Now that we've built our app and are ready to test it, we need to create a Procfile. This is pretty simple:

web: python app.py
celeryd: celery -A tasks worker --loglevel=info -E

We have one web dyno and one Celery dyno.

Now to test our app, we can run foreman:

$ foreman start
21:59:31 celeryd.1 | started with pid 3256
21:59:31 web.1     | started with pid 3255
21:59:31 web.1     |  * Running on http://0.0.0.0:5000/
21:59:31 celeryd.1 | [2013-02-15 21:59:31,778: WARNING/MainProcess] celery@slightly.local ready.
21:59:31 celeryd.1 | [2013-02-15 21:59:31,780: INFO/MainProcess] consumer: 	Connected to ironmq://localhost//.

Now if you visit http://localhost:5000, you should see your index page. Enter a URL and submit it, and you'll see a message that the task hasn't completed. Refresh the page a few times, and you'll see the details of the feed.

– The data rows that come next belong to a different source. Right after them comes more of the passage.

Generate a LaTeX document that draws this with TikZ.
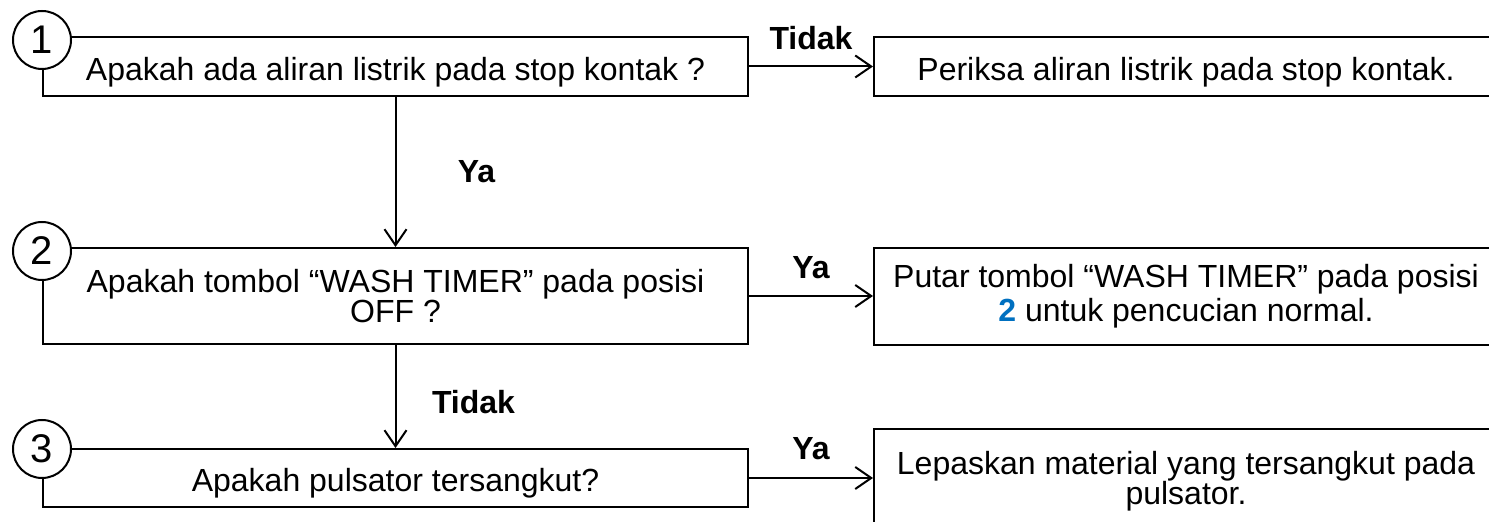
\documentclass[tikz,border=0pt]{standalone}
\usepackage{fontspec}
\setmainfont{Liberation Sans}
\usepackage{xcolor}
\usepackage{tikz}
\usetikzlibrary{arrows.meta}
\definecolor{numblue}{RGB}{0,112,192}
\tikzset{box/.style={draw, rectangle, line width=1pt, inner sep=0pt, align=center, font=\fontsize{16}{15}\selectfont}}
\tikzset{num/.style={draw, circle, fill=white, line width=1pt, minimum size=29pt, inner sep=0pt, font=\fontsize{20}{20}\selectfont}}
\tikzset{lbl/.style={inner sep=0pt, font=\fontsize{16}{16}\selectfont\bfseries}}
\tikzset{arr/.style={line width=1pt, -{Straight Barb[length=8pt, width=11pt]}}}

\begin{document}
\begin{tikzpicture}[x=0.5pt, y=-0.5pt, line join=miter]
		\useasboundingbox (0,0) rectangle (1489,522);
		\node[box, minimum width=352.5pt, minimum height=29.5pt, text height=14pt, text depth=0pt] (q1) at (395.5,66.5) {Apakah ada aliran listrik pada stop kontak ?};
		\node[box, minimum width=312pt, minimum height=29.5pt, text height=14pt, text depth=0pt] (a1) at (1186,66.5) {Periksa aliran listrik pada stop kontak.};
		\node[box, minimum width=352.5pt, minimum height=48pt] (q2) at (395.5,296) {Apakah tombol “WASH TIMER” pada posisi\\OFF ?};
		\node[box, minimum width=312pt, minimum height=48.5pt, font=\fontsize{16}{17}\selectfont] (a2) at (1186,296.5) {Putar tombol “WASH TIMER” pada posisi\\{\color{numblue}\bfseries 2} untuk pencucian normal.};
		\node[box, minimum width=352.5pt, minimum height=29pt, text height=14pt, text depth=0pt] (q3) at (395.5,478) {Apakah pulsator tersangkut?};
		\node[box, minimum width=312pt, minimum height=52pt] (a3) at (1186,481) {Lepaskan material yang tersangkut pada\\pulsator.};
		\node[num] (n1) at (42,40) {1};
		\node[num] (n2) at (42,251) {2};
		\node[num] (n3) at (42,449) {3};
		\draw[arr] (q1.east) -- (q1.east -| a1.west) node[lbl, midway, yshift=14pt] (t1) {Tidak};
		\draw[arr] (q1.south) -- (q2.north) node[lbl, midway, xshift=40.5pt] (y1) {Ya};
		\draw[arr] (q2.east) -- (q2.east -| a2.west) node[lbl, midway, yshift=14pt] (y2) {Ya};
		\draw[arr] (q2.south) -- (q3.north) node[lbl, midway, xshift=39pt, yshift=-3pt] (t2) {Tidak};
		\draw[arr] (q3.east) -- (q3.east -| a3.west) node[lbl, midway, yshift=14.5pt] (y3) {Ya};
	\end{tikzpicture}
\end{document}
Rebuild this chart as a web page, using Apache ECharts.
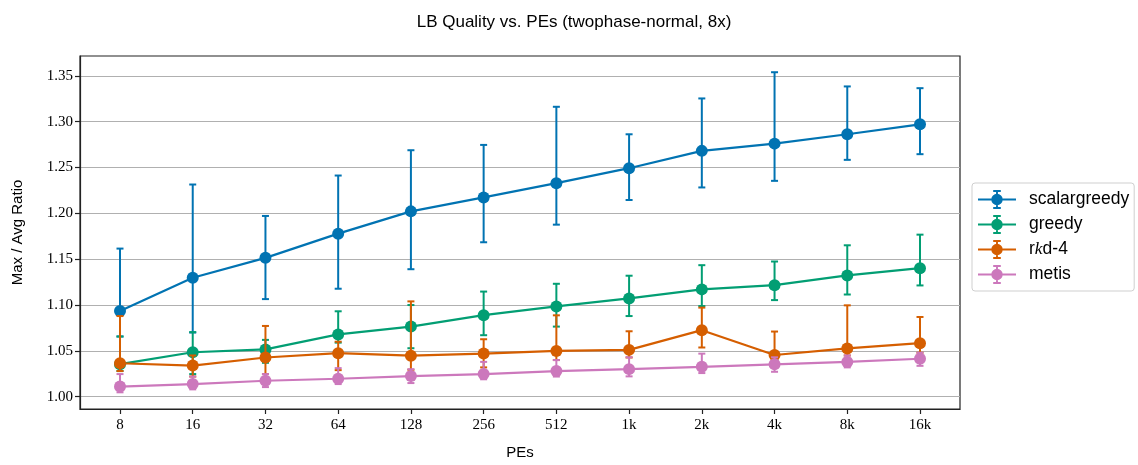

Now you can freeze your dependencies with pip to create a requirements file:

$ pip freeze > requirements.txt

Finally, set up your .gitignore:

venv
*.pyc
.DS_Store
iron.json

Create your new Heroku app:

$ heroku create
Creating stark-window-524... done, stack is cedar
http://stark-window-524.herokuapp.com/ | git@heroku.com:stark-window-524.git
Git remote heroku added

Commit and deploy your changes:

$ git add .
$ git commit -m "First deploy"
$ git push heroku master
Counting objects: 10, done.
Delta compression using up to 8 threads.
Compressing objects: 100% (8/8), done.
Writing objects: 100% (10/10), 3.59 KiB, done.
Total 10 (delta 0), reused 0 (delta 0)

-----> Heroku receiving push
-----> Python app detected
-----> No runtime.txt provided; assuming python-2.7.3.
-----> Preparing Python runtime (python-2.7.3)
-----> Installing Distribute (0.6.34)
-----> Installing Pip (1.2.1)
-----> Installing dependencies using Pip (1.2.1)
	   ...

Finally, you need to spin up a dyno to run your Celery tasks on:

$ heroku ps:scale celeryd=1
Scaling celeryd processes… done, now running 1

If you visit your Heroku app, you should see your fully-functioning app running. You're now running Celery tasks on Heroku.